Menjalani kehidupan sebagai pensiunan, sebetulnya tidak ada yang aneh, karena sudah konsekuensi bahwa seorang yang berprofesi menjadi pegawai, suatu saat akan pensiun.
Bagi mereka yang saat aktif bekerja sudah menyisihkan penghasilannya untuk dana pensiun dalam jumlah yang memadai, rasanya tidak akan mengalami kesulitan dalam menjalani hari-harinya sebagai pensiunan.
Tapi, jika yang pensiun itu seorang pejabat, bisa jadi masalahnya bukan sekadar apakah ia punya dana cukup atau tidak saat sudah pensiun.
Kehilangan jabatan jika tidak diiringi dengan kesiapan mental, akan terasa menyakitkan. Inilah yang disebut dengan post power syndrome.
Memang, kalau biasanya sudah terbiasa memberikan instruksi, menerima laporan, dan dihormati banyak orang, tiba-tiba hidup kesepian di rumah, jelas bisa saja bikin shock.
Jadi, tidak hanya siap dana, seorang pensiunan juga harus siap mental.
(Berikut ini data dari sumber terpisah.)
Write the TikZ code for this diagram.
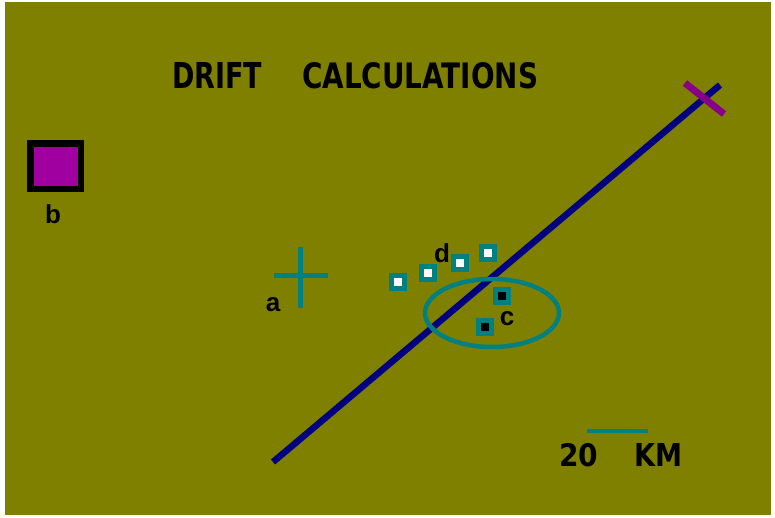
\documentclass[tikz,border=0pt]{standalone}
\usepackage{fontspec}
\setmainfont{Liberation Sans}
\newfontfamily\blockfont{DejaVu Sans}
\usepackage{graphicx}
\definecolor{olivebg}{HTML}{808000}
\definecolor{tealc}{HTML}{008080}
\definecolor{navyc}{HTML}{000080}
\definecolor{purplec}{HTML}{A000A0}
\tikzset{
  lbl/.style={font=\fontsize{26}{26}\selectfont\bfseries, text=black, inner sep=0pt},
  blk/.style={inner sep=0pt, text=black, anchor=north west},
  marker/.style={draw=tealc, fill=white, line width=4.5pt, minimum size=13pt, inner sep=0pt},
  markerc/.style={draw=tealc, fill=black, line width=4.5pt, minimum size=13pt, inner sep=0pt},
}
\begin{document}
\begin{tikzpicture}[x=1pt,y=-1pt]
\useasboundingbox (0,0) rectangle (775,518);
\fill[white] (0,0) rectangle (775,518);
\fill[olivebg] (5,2) rectangle (771,515);
% title
\node[blk] (title1) at (172,62) {\resizebox{90pt}{26pt}{\blockfont\bfseries DRIFT}};
\node[blk] (title2) at (302,62) {\resizebox{236pt}{26pt}{\blockfont\bfseries CALCULATIONS}};
% purple box
\fill[black] (27,140) rectangle (84,192);
\fill[purplec] (34,147) rectangle (78,186);
\node[lbl] (b) at (53,214) {b};
% cross a
\coordinate (aT) at (300,247);
\coordinate (aB) at (300,308);
\coordinate (aL) at (274,275);
\coordinate (aR) at (328,275);
\draw[tealc, line width=5pt] (aT) -- (aB);
\draw[tealc, line width=5pt] (aL) -- (aR);
\node[lbl] (a) at (273,305) {a};
% drift line
\coordinate (L1) at (273,462);
\coordinate (L2) at (720,85);
\draw[navyc, line width=6.5pt] (L1) -- (L2);
% purple mark
\coordinate (P1) at (685,83);
\coordinate (P2) at (724,114);
\draw[purplec!85!black, line width=7pt] (P1) -- (P2);
% ellipse
\draw[tealc, line width=4.5pt] (492,313) ellipse [x radius=67, y radius=34];
% markers
\node[marker] (m1) at (398,282) {};
\node[marker] (m2) at (428,273) {};
\node[marker] (m3) at (460,263) {};
\node[marker] (m4) at (488,253) {};
\node[markerc] (m5) at (502,296) {};
\node[markerc] (m6) at (485,327) {};
\node[lbl] (d) at (442,253) {d};
\node[lbl] (c) at (507,319) {c};
% scale bar
\coordinate (s1) at (587,431);
\coordinate (s2) at (648,431);
\draw[tealc, line width=4.5pt] (s1) -- (s2);
\node[blk] (twenty) at (559,443) {\resizebox{39pt}{23pt}{\blockfont\bfseries 20}};
\node[blk] (km) at (634,443) {\resizebox{48pt}{23pt}{\blockfont\bfseries KM}};
\end{tikzpicture}
\end{document}
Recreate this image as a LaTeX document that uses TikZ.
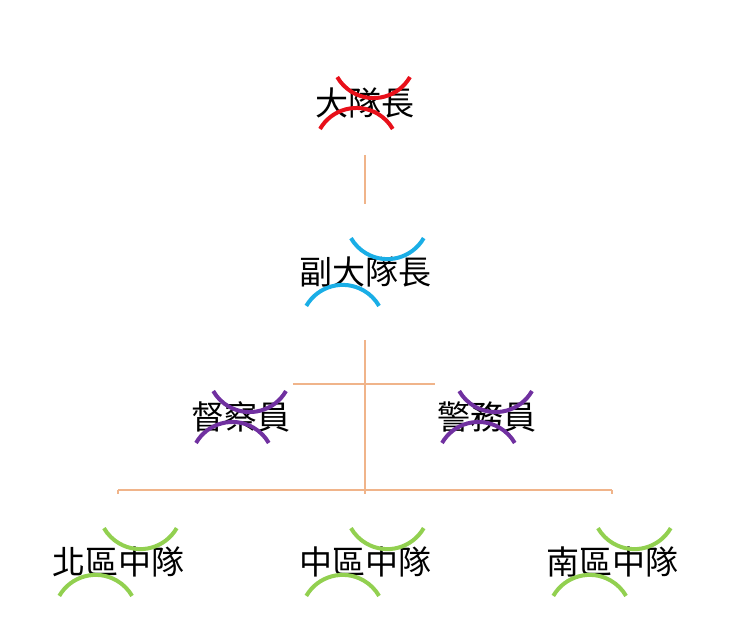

Jika kedua hal itu sudah siap, masa pensiun malah merupakan masa yang indah, saatnya untuk "merdeka" dalam menikmati kehidupan.
Tapi, sesiap-siapnya seorang pensiunan, ada satu hal yang pasti terjadi dan tak bisa dihindari. Maksudnya, secara usia sudah pasti para pensiunan termasuk dalam kelompok wong tuwo (orang tua).
Ya, memang ada mereka yang pensiun dini atau pensiun muda dari suatu instansi atau suatu perusahaan. Tapi, karena usianya masih muda, biasanya mereka akan bekerja lagi di tempat lain.
Nah, mereka yang pensiun normal (pada usia yang menurut aturan di tempatnya bekerja sudah harus pensiun), tentu mereka sudah tua. Paling tidak, lebih tua dari juniornya yang masih aktif bekerja.
Jadi orang tua, kalau tetap bergaya hidup sehat, maka penampilan dan semangatnya akan terlihat seperti anak muda. Katakan saja sebagai orang tua yang berjiwa muda.
Makanya, jangan minder kalau diberi status sebagai wong tuwo, bila secara fisik terlihat masih oke, secara mental pun juga baik-baik saja.
Yang jadi masalah adalah, bila predikat wong tuwo itu sekaligus berpadu sebagai wong cilik (orang kecil), yang konotasinya bukan orang yang kecil fisiknya, namun kecil penghasilannya.
Artinya, kembali lagi pada persiapan dana pensiun. Jika tidak siap, memang ada potensi "terjerumus" menjadi wong cilik.
Apalagi, bagi mereka yang ketika memasuki usia pensiun masih berpangkat rendah. Jika gajinya waktu aktif tergolong kecil, bisa dibayangkan berapa uang pensiun yang diterimanya setiap bulan.
Itupun kalau memang ada uang pensiun bulanannya. Soalnya, di sebagian perusahaan, tidak memberikan fasilitas uang pensiun bulanan, hanya berupa uang pesangon yang dibayarkan sekaligus saat memulai pensiun.
Pesangon tersebut, jika tidak pintar-pintar mengelolanya, akan cepat habis. Nah, nasib setelah itu akan menjadi penentu, apakah seorang pensiunan yang wong tuwo itu akan juga menjadi wong cilik.
Sekirannya pensiunan yang jadi orang kecil tersebut masih sehat secara fisik dan mental, tentu masih mampu berjuang mengisi masa pensiun untuk berwirausaha memperoleh penghasilan.
Kesimpulannya, persiapkan diri kita sebaik-baiknya untuk mengantisipasi masa pensiun. Siap dana, siap mental, dan juga sehat secara fisik.